Now, if you are someone who is allergic to following any kind of guide or prompt (like I am), I encourage you to take the general structure of these rituals and make them truly your own. Find your own voice, dance, play and expression in them. You can paint instead of orate. You can sit instead of walk. You can sing / journal / dance to locate yourself in space / time and get to know your own internal questions.
Come back to the questions in each ritual as a rubric for process and progress through the threshold, rather than as a rigid practice or new rule.

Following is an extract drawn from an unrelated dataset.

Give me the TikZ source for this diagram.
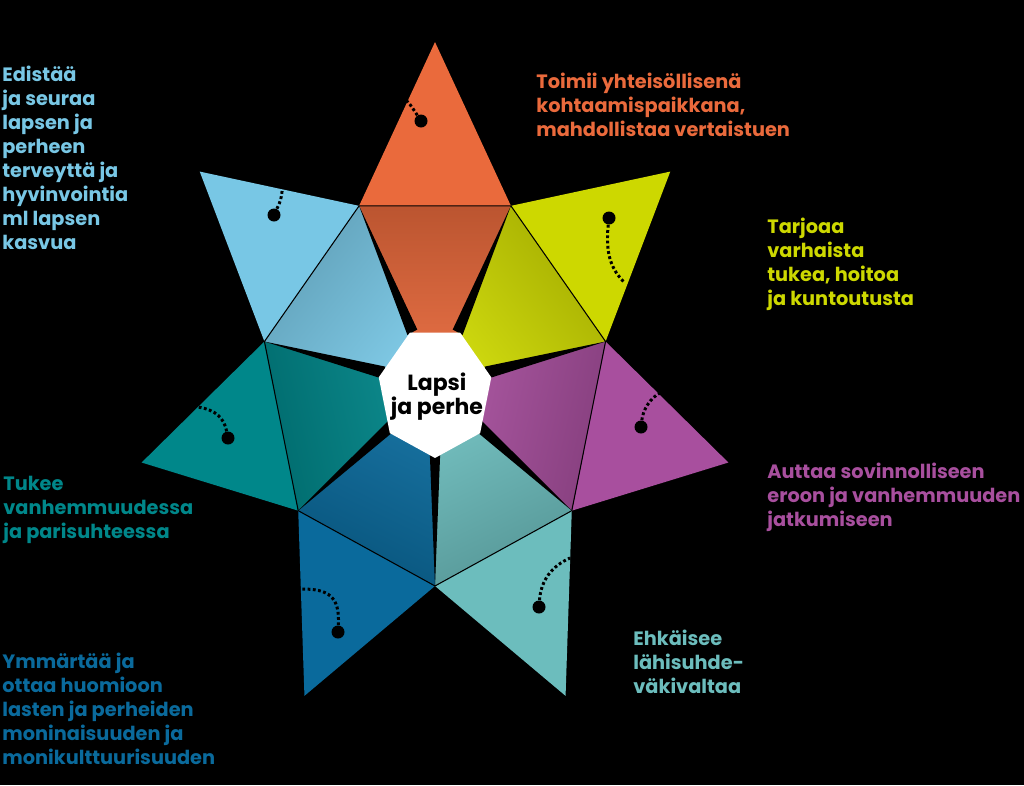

Lastly, know that you’re doing it right. However you decide to integrate with these rites—you are doing it correctly just by staying curious to your truth.
1. Orientation
This is the practice of locating yourself in time, space, and season. It’s where you pause long enough to feel where you actually are—not where you planned to be, not where you think you should be, but where you are, in your body, in your creative rhythm, in your life. Orientation helps us come back into coherence by acknowledging what’s real now. You might begin by asking: What season am I in personally? What’s shifting internally? What feels clear? What feels raw or unresolved? What has been trying to get my attention, but I haven’t made space to meet it? Orientation isn’t about analyzing or intellectualizing. It’s about getting emotional self-honest and naming where you are.
2. Listening Walk
This practice invites you to get out of your head and into your body. To get out of performance of ritual and into presence and dialog. A Listening Walk is not about exercise or movement. It’s about attunement. Choose a place where you can walk slowly and uninterrupted, even if it’s just around your neighborhood or in a small circle outside. As you walk, ask: What does the land want to show me today? What are the textures, colors, and signs of spring emerging around me? Where do I notice resonance? Where does my attention naturally linger? Let the Earth speak back. The point is not to “receive” something profound. It’s to remember that you’re in relationship with a living world and that your vision is not separate from it.
3. Oration
Oration is the practice of speaking your vision out loud—not to convince, not to teach, not to sell—but to hear yourself. To remember the sound of your own voice as it articulates truth. This can look like a voice memo to yourself, a conversation with a trusted friend, or even speaking directly to the trees in prayer. Begin with a prompt like: “What I’m noticing is…” or “Something I’ve been learning lately is…” Let the language form itself through your body. Don’t edit. Don’t prepare. Let yourself speak as if the Earth is listening. Because she is. So much can begin to happen when we give voice to what’s real inside of us. Let go of trying to make it sound beautiful or poetic. Externalize. Express. Integrate.
However you integrate these practices, remember that you are not behind. You are not doing it wrong. You are a creative process. Let these rites be your companions as you cross Spring thresholds and enter into the next era of your work.